В остальном же, так уж вышло (такие письма сохранились), что большая их часть – проникнута хозяйственными хлопотами, да экономическими выкладками (в переписке с родственником своим Путятой, Баратынский выказывает себя тем ещё куркулём, Фет отдыхает). Или же витиеватыми фразами дежурной вежливости, которые Баратынский плетёт с завзятостью опытнейшего бюрократа.

Сам он, в письме другу Киреевскому, называет канон письмовника «сухими формулами», говорящими о недоверии и предлагая бежать ничего не значащих означающих. Зато в отношениях с другими…

Да, так про других. Баратынский многим был обязан Дельвигу, чья ранняя смерть ранила всё тогдашнее невеликое (тираж в 2000 экземпляров булгаринского «Ивана Ивановича Выжигина» кажется ему баснословным, беспрецедентным) литературное сообщество. Вот он пишет (1831) Плетнёву, медленно заворачиваясь в рассудочную истерику:

«Потеря Дельвига для нас незаменяема. Ежели мы когда-нибудь и увидимся, ежели ещё в одну субботу сядем вместе за твой стол, - боже мой! Как мы будем ещё одиноки! Милый мой, потеря Дельвига нам показала, что такое невозвратно прошедшее, которое мы угадывали печальным вдохновением, что такое опустелый мир, про который мы говорили, не зная полного значения наших выражений. Я ещё не принимался за [статью про] жизнь Дельвига. Смерть его ещё слишком свежа в моём сердце. Нужны не одни сетования, нужны мысли; а я ещё не в силах привести их в порядок…»

Понятно, что гибель Пушкина вызывает в поэтах ещё более сильные эмоции. Боратынский пишет Вяземскому (5 февраля 1837) «под громовым впечатлением, произведённым во мне, и не во мне одном, ужасною вестию о погибели Пушкина.
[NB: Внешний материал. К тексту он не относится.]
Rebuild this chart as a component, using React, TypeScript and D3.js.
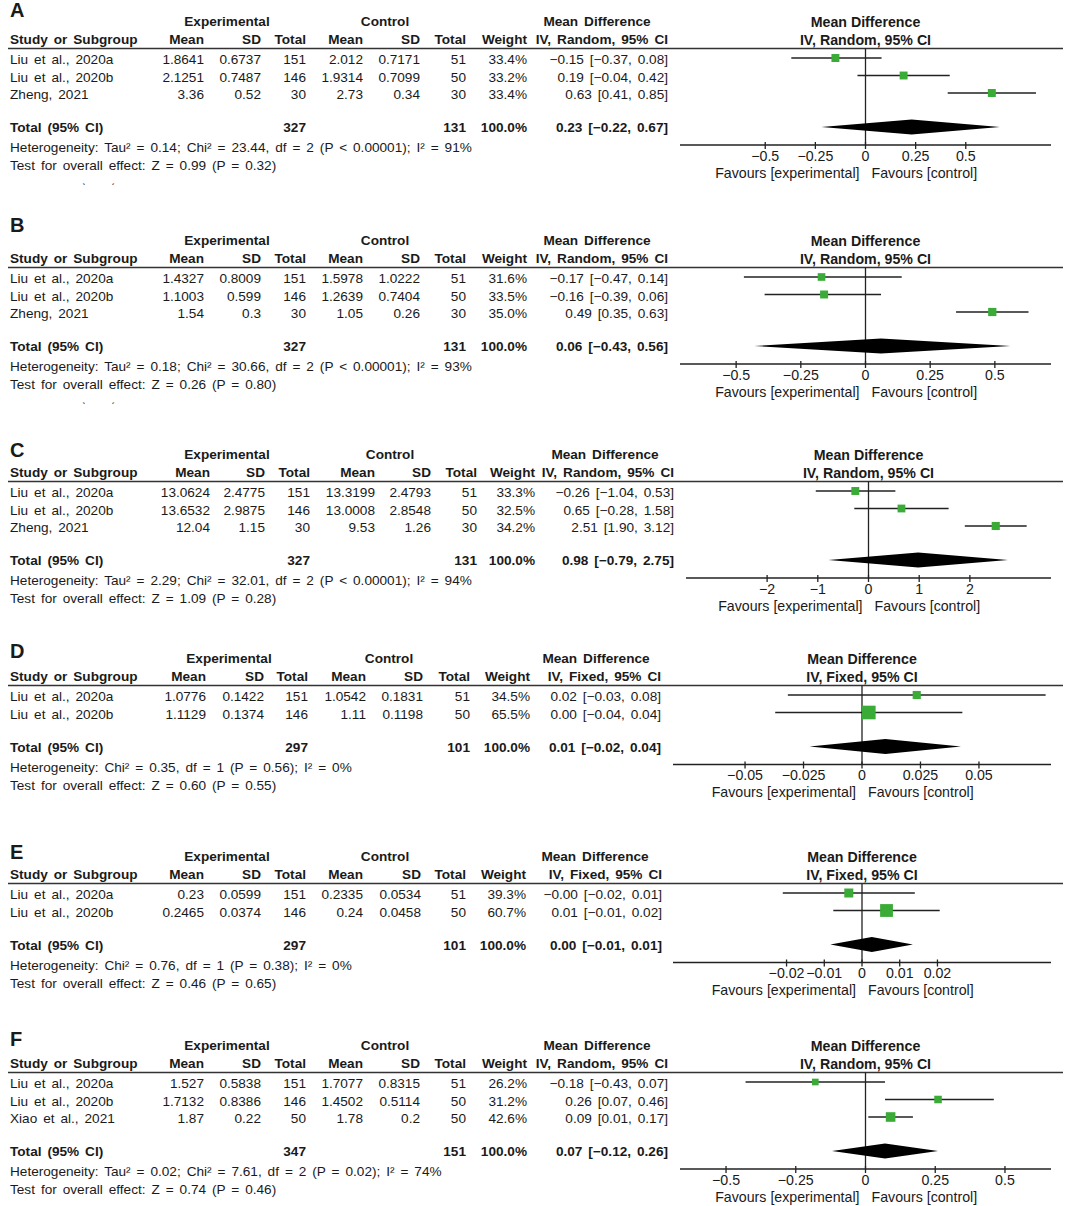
import React from "react";
import * as d3 from "d3";

// ---------------- DATA ----------------
const panelLetters = ["A", "B", "C", "D", "E", "F"];
const studyNames = [
  ["Liu et al., 2020a", "Liu et al., 2020b", "Zheng, 2021"],
  ["Liu et al., 2020a", "Liu et al., 2020b", "Zheng, 2021"],
  ["Liu et al., 2020a", "Liu et al., 2020b", "Zheng, 2021"],
  ["Liu et al., 2020a", "Liu et al., 2020b"],
  ["Liu et al., 2020a", "Liu et al., 2020b"],
  ["Liu et al., 2020a", "Liu et al., 2020b", "Xiao et al., 2021"],
];
const expMean = [
  [1.8641, 2.1251, 3.36],
  [1.4327, 1.1003, 1.54],
  [13.0624, 13.6532, 12.04],
  [1.0776, 1.1129],
  [0.23, 0.2465],
  [1.527, 1.7132, 1.87],
];
const expSD = [
  [0.6737, 0.7487, 0.52],
  [0.8009, 0.599, 0.3],
  [2.4775, 2.9875, 1.15],
  [0.1422, 0.1374],
  [0.0599, 0.0374],
  [0.5838, 0.8386, 0.22],
];
const expN = [
  [151, 146, 30],
  [151, 146, 30],
  [151, 146, 30],
  [151, 146],
  [151, 146],
  [151, 146, 50],
];
const ctrlMean = [
  [2.012, 1.9314, 2.73],
  [1.5978, 1.2639, 1.05],
  [13.3199, 13.0008, 9.53],
  [1.0542, 1.11],
  [0.2335, 0.24],
  [1.7077, 1.4502, 1.78],
];
const ctrlSD = [
  [0.7171, 0.7099, 0.34],
  [1.0222, 0.7404, 0.26],
  [2.4793, 2.8548, 1.26],
  [0.1831, 0.1198],
  [0.0534, 0.0458],
  [0.8315, 0.5114, 0.2],
];
const ctrlN = [
  [51, 50, 30],
  [51, 50, 30],
  [51, 50, 30],
  [51, 50],
  [51, 50],
  [51, 50, 50],
];
const weights = [
  [33.4, 33.2, 33.4],
  [31.6, 33.5, 35.0],
  [33.3, 32.5, 34.2],
  [34.5, 65.5],
  [39.3, 60.7],
  [26.2, 31.2, 42.6],
];
const meanDiff = [
  [-0.15, 0.19, 0.63],
  [-0.17, -0.16, 0.49],
  [-0.26, 0.65, 2.51],
  [0.0234, 0.0029],
  [-0.0035, 0.0065],
  [-0.18, 0.26, 0.09],
];
const ciLow = [
  [-0.37, -0.04, 0.41],
  [-0.47, -0.39, 0.35],
  [-1.04, -0.28, 1.9],
  [-0.0317, -0.0371],
  [-0.021, -0.0076],
  [-0.43, 0.07, 0.01],
];
const ciHigh = [
  [0.08, 0.42, 0.85],
  [0.14, 0.06, 0.63],
  [0.53, 1.58, 3.12],
  [0.0785, 0.0429],
  [0.014, 0.0206],
  [0.07, 0.46, 0.17],
];
const modelNames = ["Random", "Random", "Random", "Fixed", "Fixed", "Random"];
const totalExpN = [327, 327, 327, 297, 297, 347];
const totalCtrlN = [131, 131, 131, 101, 101, 151];
const totalMD = [0.23, 0.06, 0.98, 0.01, 0.0026, 0.07];
const totalLow = [-0.22, -0.43, -0.79, -0.0224, -0.0084, -0.12];
const totalHigh = [0.67, 0.56, 2.75, 0.0423, 0.0135, 0.26];
const heterogeneity = [
  "Heterogeneity: Tau² = 0.14; Chi² = 23.44, df = 2 (P < 0.00001); I² = 91%",
  "Heterogeneity: Tau² = 0.18; Chi² = 30.66, df = 2 (P < 0.00001); I² = 93%",
  "Heterogeneity: Tau² = 2.29; Chi² = 32.01, df = 2 (P < 0.00001); I² = 94%",
  "Heterogeneity: Chi² = 0.35, df = 1 (P = 0.56); I² = 0%",
  "Heterogeneity: Chi² = 0.76, df = 1 (P = 0.38); I² = 0%",
  "Heterogeneity: Tau² = 0.02; Chi² = 7.61, df = 2 (P = 0.02); I² = 74%",
];
const overallEffect = [
  "Test for overall effect: Z = 0.99 (P = 0.32)",
  "Test for overall effect: Z = 0.26 (P = 0.80)",
  "Test for overall effect: Z = 1.09 (P = 0.28)",
  "Test for overall effect: Z = 0.60 (P = 0.55)",
  "Test for overall effect: Z = 0.46 (P = 0.65)",
  "Test for overall effect: Z = 0.74 (P = 0.46)",
];
const axisTicks = [
  [-0.5, -0.25, 0, 0.25, 0.5],
  [-0.5, -0.25, 0, 0.25, 0.5],
  [-2, -1, 0, 1, 2],
  [-0.05, -0.025, 0, 0.025, 0.05],
  [-0.02, -0.01, 0, 0.01, 0.02],
  [-0.5, -0.25, 0, 0.25, 0.5],
];
const axisMax = [0.925, 0.717, 3.6, 0.0808, 0.0501, 0.665];

// ---------------- LAYOUT ----------------
const W = 1065;
const H = 1206;
const panelTop = [40, 259, 473, 677, 875, 1064];
const letterY = [10, 225, 450, 651, 852, 1039];
const colStd = { cols: [204, 261, 306, 363, 420, 466, 527, 668], exp: 227, ctrl: 385, md: 597 };
const colLayouts = [
  colStd,
  colStd,
  { cols: [210, 265, 310, 375, 431, 477, 535, 674], exp: 227, ctrl: 390, md: 605 },
  { cols: [206, 264, 308, 366, 423, 470, 530, 661], exp: 229, ctrl: 389, md: 596 },
  { cols: [204, 261, 306, 363, 421, 466, 526, 662], exp: 227, ctrl: 385, md: 595 },
  colStd,
];
const axisLeft = [680, 680, 686, 673, 673, 680];
const axisRight = 1051;

const SANS = "'Liberation Sans', Arial, sans-serif";
const TFS = 12.6;
const TSX = 1.08;
const WSP = 2;
const PFS = 14.2;
const INK = "#1a1a1a";
const GREEN = "#3aab37";

const fmt2 = (v: number) =>
  (v < 0 ? "\u2212" : "") + (Math.round(Math.abs(v) * 100 + 1e-7) / 100).toFixed(2);
const fmtTick = (t: number) => (t < 0 ? "\u2212" + Math.abs(t) : String(t));

const sizeScale = d3.scaleLinear().domain([0, 100]).range([2, 19.8]);

function T(props: any) {
  const { x, y, anchor = "start", bold = false, plot = false, size, children } = props;
  const sx = plot ? 1 : TSX;
  const fs = size ?? (plot ? PFS : TFS);
  return (
    <text
      transform={`translate(${x},${y}) scale(${sx},1)`}
      dy="0.35em"
      textAnchor={anchor}
      fontFamily={SANS}
      fontSize={fs}
      fontWeight={bold ? "bold" : "normal"}
      fill={INK}
      style={plot ? undefined : { wordSpacing: `${WSP}px` }}
    >
      {children}
    </text>
  );
}

function Panel({ i }: { i: number }) {
  const top = panelTop[i];
  const L = colLayouts[i];
  const c = L.cols;
  const n = studyNames[i].length;
  const rowY = (k: number) => top + 20 + 17.5 * k;
  const totalY = rowY(n - 1) + 33;
  const hetY = totalY + 20;
  const testY = totalY + 38;
  const axisY = totalY + 17;
  const lineY = top + 8.5;
  const x = d3.scaleLinear().domain([-axisMax[i], axisMax[i]]).range([axisLeft[i], axisRight]);
  const x0 = x(0);
  const model = modelNames[i];
  const h1 = top - 18;

  return (
    <g>
      <text x={10} y={letterY[i]} dy="0.35em" fontFamily={SANS} fontSize={20} fontWeight="bold" fill={INK}>
        {panelLetters[i]}
      </text>
      {/* header row 1 */}
      <T x={L.exp} y={h1} anchor="middle" bold>Experimental</T>
      <T x={L.ctrl} y={h1} anchor="middle" bold>Control</T>
      <T x={L.md} y={h1} anchor="middle" bold>Mean Difference</T>
      <T x={x0} y={h1} anchor="middle" bold plot>Mean Difference</T>
      {/* header row 2 */}
      <T x={10} y={top} bold>Study or Subgroup</T>
      <T x={c[0]} y={top} anchor="end" bold>Mean</T>
      <T x={c[1]} y={top} anchor="end" bold>SD</T>
      <T x={c[2]} y={top} anchor="end" bold>Total</T>
      <T x={c[3]} y={top} anchor="end" bold>Mean</T>
      <T x={c[4]} y={top} anchor="end" bold>SD</T>
      <T x={c[5]} y={top} anchor="end" bold>Total</T>
      <T x={c[6]} y={top} anchor="end" bold>Weight</T>
      <T x={c[7]} y={top} anchor="end" bold>{`IV, ${model}, 95% CI`}</T>
      <T x={x0} y={top} anchor="middle" bold plot>{`IV, ${model}, 95% CI`}</T>
      <line x1={8} x2={1063} y1={lineY} y2={lineY} stroke="#333" strokeWidth={1.4} />

      {/* zero line */}
      <line x1={x0} x2={x0} y1={lineY} y2={axisY} stroke="#222" strokeWidth={1.3} />

      {/* study rows */}
      {studyNames[i].map((name, k) => {
        const y = rowY(k);
        const s = sizeScale(weights[i][k]);
        const md = meanDiff[i][k];
        return (
          <g key={k}>
            <T x={10} y={y}>{name}</T>
            <T x={c[0]} y={y} anchor="end">{String(expMean[i][k])}</T>
            <T x={c[1]} y={y} anchor="end">{String(expSD[i][k])}</T>
            <T x={c[2]} y={y} anchor="end">{String(expN[i][k])}</T>
            <T x={c[3]} y={y} anchor="end">{String(ctrlMean[i][k])}</T>
            <T x={c[4]} y={y} anchor="end">{String(ctrlSD[i][k])}</T>
            <T x={c[5]} y={y} anchor="end">{String(ctrlN[i][k])}</T>
            <T x={c[6]} y={y} anchor="end">{weights[i][k].toFixed(1) + "%"}</T>
            <T x={c[7]} y={y} anchor="end">{`${fmt2(md)} [${fmt2(ciLow[i][k])}, ${fmt2(ciHigh[i][k])}]`}</T>
            <line x1={x(ciLow[i][k])} x2={x(ciHigh[i][k])} y1={y - 2} y2={y - 2} stroke="#222" strokeWidth={1.3} />
            <rect x={x(md) - s / 2} y={y - 2 - s / 2} width={s} height={s} fill={GREEN} />
          </g>
        );
      })}

      {/* total */}
      <T x={10} y={totalY} bold>Total (95% CI)</T>
      <T x={c[2]} y={totalY} anchor="end" bold>{String(totalExpN[i])}</T>
      <T x={c[5]} y={totalY} anchor="end" bold>{String(totalCtrlN[i])}</T>
      <T x={c[6]} y={totalY} anchor="end" bold>100.0%</T>
      <T x={c[7]} y={totalY} anchor="end" bold>{`${fmt2(totalMD[i])} [${fmt2(totalLow[i])}, ${fmt2(totalHigh[i])}]`}</T>
      <path
        d={`M${x(totalLow[i])},${totalY - 1} L${x(totalMD[i])},${totalY - 8.5} L${x(totalHigh[i])},${totalY - 1} L${x(totalMD[i])},${totalY + 6.5} Z`}
        fill="#000"
      />
      <T x={10} y={hetY}>{heterogeneity[i]}</T>
      <T x={10} y={testY}>{overallEffect[i]}</T>

      {/* axis */}
      <line x1={axisLeft[i]} x2={axisRight} y1={axisY} y2={axisY} stroke="#222" strokeWidth={1.3} />
      {axisTicks[i].map((t, k) => (
        <g key={k}>
          <line x1={x(t)} x2={x(t)} y1={axisY - 3} y2={axisY + 4} stroke="#222" strokeWidth={1.3} />
          <T x={x(t)} y={axisY + 11} anchor="middle" plot>{fmtTick(t)}</T>
        </g>
      ))}
      <T x={x0 - 6} y={axisY + 28} anchor="end" plot>Favours [experimental]</T>
      <T x={x0 + 6} y={axisY + 28} plot>Favours [control]</T>
      {i < 2 && (
        <g>
          <T x={84} y={testY + 22} anchor="middle" size={11}>ˋ</T>
          <T x={113} y={testY + 22} anchor="middle" size={11}>ˊ</T>
        </g>
      )}
    </g>
  );
}

export default function App() {
  return (
    <svg
      width={W}
      height={H}
      viewBox={`0 0 ${W} ${H}`}
      style={{ position: "absolute", left: 0, top: 0, background: "#fff" }}
    >
      <rect x={0} y={0} width={W} height={H} fill="#fff" />
      {panelLetters.map((_, i) => (
        <Panel key={i} i={i} />
      ))}
    </svg>
  );
}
Как русский, как товарищ, как семьянин скорблю и негодую… […] Не могу выразить, что я чувствую, знаю только, что я потрясён глубоко и со слезами, ропотом, недоумением беспрестанно себя спрашиваю: зачем это так, а не иначе?»

Там ещё много вопросов и восклицаний, однако же, на этом фоне, хочется вспомнить другое письмо Вяземскому, написанное восьмью (1829) годами раньше.

«Не заключите из моего долгого молчания, что вы сколько-нибудь вышли из моей памяти. Причина его была потеря моей меньшей дочери, которая на некоторое время привела меня в совершенное уныние. Потеря ребёнка не есть великая потеря, но она живо напоминает возможность утрат важнейших, и эта смерть, которая так неожиданно, так невозвратно похищает у нас то, что мы любим, долго не выходит из памяти. Смерть подобна деспотической власти. Обыкновенно она кажется дремлющего, но от времени до времени некоторые жертвы выказывают её существование и наполняют сердце продолжительным ужасом. Я недавно видел Корсакова, который собирается к вам в Пензу. Где вы проводите нынешнюю зиму

Можно, конечно, сказать, о том, что ценность детской жизни с тех стала иной, безусловной, культурные установки многократно поменялись и важно учитывать характер Баратынского, скрывающего и преуменьшающего подлинные чувства, однако же, не могу никак отделаться от ощущения стали в голосе. Точнее, в письме. На письме: ведь в книге все послания выглядят одинаково.

Чередуются лишь адресаты и интонации. А сталь вечной нутряной прохладцы остаётся неизменной.